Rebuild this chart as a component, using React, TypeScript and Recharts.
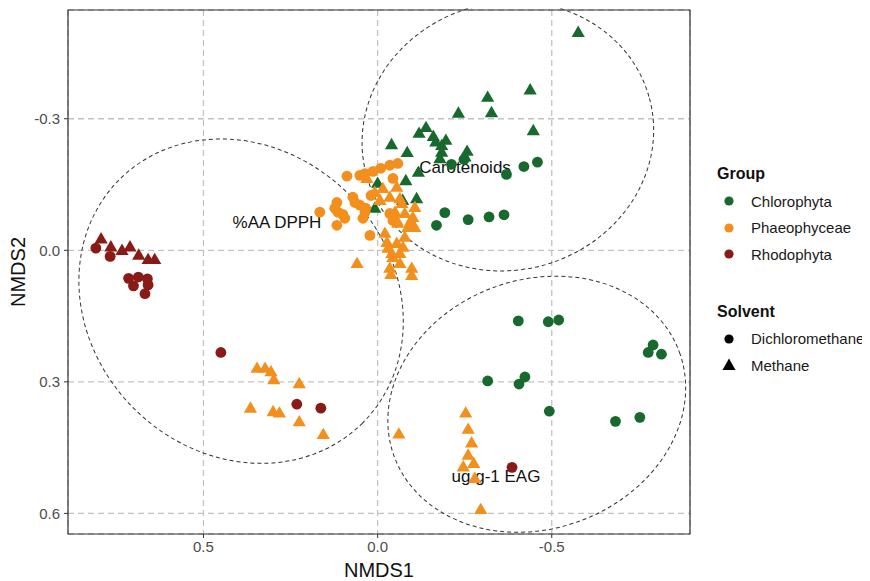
import React from "react";
import {
  ScatterChart,
  Scatter,
  XAxis,
  YAxis,
  CartesianGrid,
  ReferenceArea,
} from "recharts";

type Pt = [number, number];

// NMDS scores: [NMDS1, NMDS2]
const chloroDcm: Pt[] = [
  [-0.459, -0.201], [-0.42, -0.191], [-0.37, -0.173], [-0.248, -0.207], [-0.212, -0.196],
  [-0.193, -0.086], [-0.169, -0.057], [-0.26, -0.07], [-0.32, -0.076], [-0.363, -0.081],
  [-0.404, 0.161], [-0.49, 0.163], [-0.52, 0.159], [-0.791, 0.216], [-0.777, 0.233],
  [-0.815, 0.237], [-0.316, 0.298], [-0.423, 0.289], [-0.406, 0.305], [-0.493, 0.367],
  [-0.683, 0.39], [-0.753, 0.381],
];
const chloroMeth: Pt[] = [
  [-0.576, -0.497], [-0.438, -0.366], [-0.316, -0.349], [-0.327, -0.314], [-0.232, -0.313],
  [-0.447, -0.273], [-0.139, -0.28], [-0.119, -0.267], [-0.16, -0.26], [-0.196, -0.251],
  [-0.167, -0.247], [-0.04, -0.241], [-0.085, -0.223], [-0.257, -0.226], [-0.184, -0.224],
  [-0.179, -0.209], [-0.251, -0.213], [-0.117, -0.178], [-0.081, -0.159], [-0.112, -0.118],
  [-0.072, -0.114], [0.0, -0.153], [0.008, -0.096], [-0.184, -0.239],
];
const phaeoDcm: Pt[] = [
  [-0.058, -0.198], [-0.035, -0.194], [-0.009, -0.187], [0.013, -0.18], [0.036, -0.175],
  [0.051, -0.171], [0.088, -0.169], [-0.044, -0.164], [0.019, -0.125], [0.071, -0.121],
  [0.117, -0.109], [0.065, -0.109], [0.051, -0.103], [0.123, -0.096], [0.034, -0.096],
  [0.114, -0.087], [0.166, -0.087], [0.036, -0.087], [0.1, -0.082], [-0.035, -0.084],
  [0.094, -0.073], [0.042, -0.073], [-0.044, -0.068], [0.117, -0.057], [0.022, -0.034],
];
const phaeoMeth: Pt[] = [
  [0.031, -0.164], [-0.015, -0.141], [0.008, -0.132], [-0.055, -0.144], [-0.007, -0.114],
  [-0.035, -0.121], [-0.064, -0.118], [-0.07, -0.107], [-0.107, -0.098], [-0.05, -0.087],
  [-0.078, -0.084], [-0.101, -0.075], [-0.055, -0.068], [-0.093, -0.064], [-0.058, -0.062],
  [-0.107, -0.052], [-0.087, -0.052], [-0.021, -0.039], [-0.078, -0.03], [-0.027, -0.018],
  [-0.055, -0.016], [-0.073, -0.007], [-0.03, -0.005], [-0.041, 0.007], [-0.064, 0.007],
  [-0.044, 0.016], [-0.064, 0.03], [0.059, 0.03], [-0.035, 0.041], [-0.098, 0.041],
  [-0.038, 0.055], [-0.098, 0.057],
  [0.346, 0.269], [0.323, 0.269], [0.306, 0.277], [0.298, 0.295], [0.225, 0.304],
  [0.365, 0.36], [0.3, 0.368], [0.282, 0.371], [0.225, 0.391], [0.156, 0.42],
  [-0.253, 0.371], [-0.26, 0.408], [-0.27, 0.439], [-0.26, 0.467], [-0.276, 0.486],
  [-0.246, 0.494], [-0.279, 0.52], [-0.296, 0.591], [-0.061, 0.419],
];
const rhodoDcm: Pt[] = [
  [0.809, -0.005], [0.768, 0.014], [0.715, 0.064], [0.687, 0.061], [0.661, 0.065],
  [0.701, 0.081], [0.659, 0.079], [0.668, 0.099], [0.45, 0.233], [0.232, 0.351],
  [0.163, 0.36], [-0.386, 0.495],
];
const rhodoMeth: Pt[] = [
  [0.794, -0.026], [0.766, -0.008], [0.734, 0.0], [0.711, -0.008], [0.686, 0.011],
  [0.659, 0.021], [0.64, 0.021],
];

const groups = ["Chlorophyta", "Phaeophyceae", "Rhodophyta"];
const solvents = ["Dichloromethane", "Methane"];

const xTicks = [0.5, 0, -0.5];
const yTicks = [-0.3, 0, 0.3, 0.6];
const xDomain: [number, number] = [-0.897, 0.889];
const yDomain: [number, number] = [-0.548, 0.647];

// fitted variable labels
const vectorLabels = ["%AA DPPH", "Carotenoids", "ug g-1 EAG"];
const vectorX = [0.289, -0.251, -0.34];
const vectorY = [-0.064, -0.189, 0.517];

// cluster ellipses: centre and semi-axes in NMDS units
const ellipseCx = [0.392, -0.374, -0.457];
const ellipseCy = [0.116, -0.26, 0.351];
const ellipseAx = [0.494, 0.421, 0.436];
const ellipseAy = [0.346, 0.305, 0.284];
const ellipseTilt = [45, -15, -20];

const COLORS = ["#17692e", "#f28f1d", "#8a1a16"];
const FONT = "'Liberation Sans', Arial, Helvetica, sans-serif";

const toXY = (pts: Pt[]) => pts.map(([x, y]) => ({ x, y }));

const circleShape = (color: string) => (p: any) => (
  <circle cx={p.cx} cy={p.cy} r={5.4} fill={color} />
);

const triangleShape = (color: string) => (p: any) => (
  <path
    d={`M${p.cx},${p.cy - 6.8}L${p.cx + 6.6},${p.cy + 4.6}L${p.cx - 6.6},${p.cy + 4.6}Z`}
    fill={color}
  />
);

const labelShape = (p: any) => (
  <text
    x={p.cx}
    y={p.cy}
    textAnchor="middle"
    dominantBaseline="central"
    fontSize={17}
    fontFamily={FONT}
    fill="#111"
  >
    {p.payload.label}
  </text>
);

const ellipseShape = (tilt: number) => (p: any) => {
  const cx = p.x + p.width / 2;
  const cy = p.y + p.height / 2;
  return (
    <ellipse
      cx={cx}
      cy={cy}
      rx={Math.abs(p.width) / 2}
      ry={Math.abs(p.height) / 2}
      transform={`rotate(${tilt} ${cx} ${cy})`}
      fill="none"
      stroke="#333"
      strokeWidth={1}
      strokeDasharray="4 3"
    />
  );
};

function Legend() {
  const row = (sym: React.ReactNode, text: string) => (
    <div style={{ display: "flex", alignItems: "center", height: 26.5 }}>
      <svg width={24} height={20} style={{ flex: "none" }}>
        {sym}
      </svg>
      <span style={{ marginLeft: 10, fontSize: 15, color: "#1a1a1a" }}>{text}</span>
    </div>
  );
  const title = (t: string) => (
    <div style={{ height: 29, lineHeight: "29px", fontSize: 16, fontWeight: "bold", color: "#111" }}>
      {t}
    </div>
  );
  return (
    <div style={{ position: "absolute", left: 717, top: 159, fontFamily: FONT }}>
      {title("Group")}
      {groups.map((g, i) => (
        <React.Fragment key={g}>{row(<circle cx={12} cy={10} r={4.6} fill={COLORS[i]} />, g)}</React.Fragment>
      ))}
      <div style={{ height: 29 }} />
      {title("Solvent")}
      {row(<circle cx={12} cy={10} r={4.6} fill="#000" />, solvents[0])}
      {row(<path d="M12,3.5L18.5,15L5.5,15Z" fill="#000" />, solvents[1])}
    </div>
  );
}

export default function App() {
  const labelData = vectorLabels.map((label, i) => ({ x: vectorX[i], y: vectorY[i], label }));
  const tickStyle = { fill: "#4d4d4d", fontSize: 15, fontFamily: FONT };
  return (
    <div
      style={{
        position: "relative",
        marginTop: -8,
        marginLeft: -8,
        width: 870,
        height: 581,
        fontFamily: FONT,
      }}
    >
      <ScatterChart width={698} height={581} margin={{ top: 10, right: 8, left: 0, bottom: 0 }}>
        <CartesianGrid stroke="#c2c2c2" strokeWidth={1.3} strokeDasharray="6 4" />
        <XAxis
          type="number"
          dataKey="x"
          domain={xDomain}
          allowDataOverflow
          reversed
          ticks={xTicks}
          tickFormatter={(v: number) => v.toFixed(1)}
          tick={tickStyle}
          tickSize={4}
          tickMargin={3}
          tickLine={{ stroke: "#333" }}
          axisLine={false}
          height={47}
          label={{ value: "NMDS1", position: "insideBottom", offset: 4, fontSize: 20, fill: "#111", fontFamily: FONT }}
        />
        <YAxis
          type="number"
          dataKey="y"
          domain={yDomain}
          allowDataOverflow
          reversed
          ticks={yTicks}
          tickFormatter={(v: number) => v.toFixed(1)}
          tick={tickStyle}
          tickSize={4}
          tickMargin={4}
          tickLine={{ stroke: "#333" }}
          axisLine={false}
          width={68}
          label={{
            value: "NMDS2",
            angle: -90,
            position: "insideLeft",
            offset: 18,
            fontSize: 20,
            fill: "#111",
            fontFamily: FONT,
            style: { textAnchor: "middle" },
          }}
        />
        {ellipseCx.map((cx, i) => (
          <ReferenceArea
            key={"e" + i}
            x1={cx - ellipseAx[i]}
            x2={cx + ellipseAx[i]}
            y1={ellipseCy[i] - ellipseAy[i]}
            y2={ellipseCy[i] + ellipseAy[i]}
            ifOverflow="hidden"
            shape={ellipseShape(ellipseTilt[i])}
          />
        ))}
        <ReferenceArea
          x1={xDomain[0]}
          x2={xDomain[1]}
          y1={yDomain[0]}
          y2={yDomain[1]}
          ifOverflow="visible"
          fill="none"
          fillOpacity={0}
          stroke="#333"
          strokeWidth={1.2}
        />
        <Scatter data={labelData} shape={labelShape} isAnimationActive={false} />
        <Scatter data={toXY(chloroDcm)} shape={circleShape(COLORS[0])} isAnimationActive={false} />
        <Scatter data={toXY(chloroMeth)} shape={triangleShape(COLORS[0])} isAnimationActive={false} />
        <Scatter data={toXY(phaeoDcm)} shape={circleShape(COLORS[1])} isAnimationActive={false} />
        <Scatter data={toXY(phaeoMeth)} shape={triangleShape(COLORS[1])} isAnimationActive={false} />
        <Scatter data={toXY(rhodoDcm)} shape={circleShape(COLORS[2])} isAnimationActive={false} />
        <Scatter data={toXY(rhodoMeth)} shape={triangleShape(COLORS[2])} isAnimationActive={false} />
      </ScatterChart>
      <Legend />
    </div>
  );
}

········

**Exercise instructions**
Only lines belong in the copy: transcribe those from the start of the data through the line that contains "type Pt = [number, number];", and skip the pictures.

**Exercise result**
Rebuild this chart as a component, using React, TypeScript and Recharts.
import React from "react";
import {
  ScatterChart,
  Scatter,
  XAxis,
  YAxis,
  CartesianGrid,
  ReferenceArea,
} from "recharts";

type Pt = [number, number];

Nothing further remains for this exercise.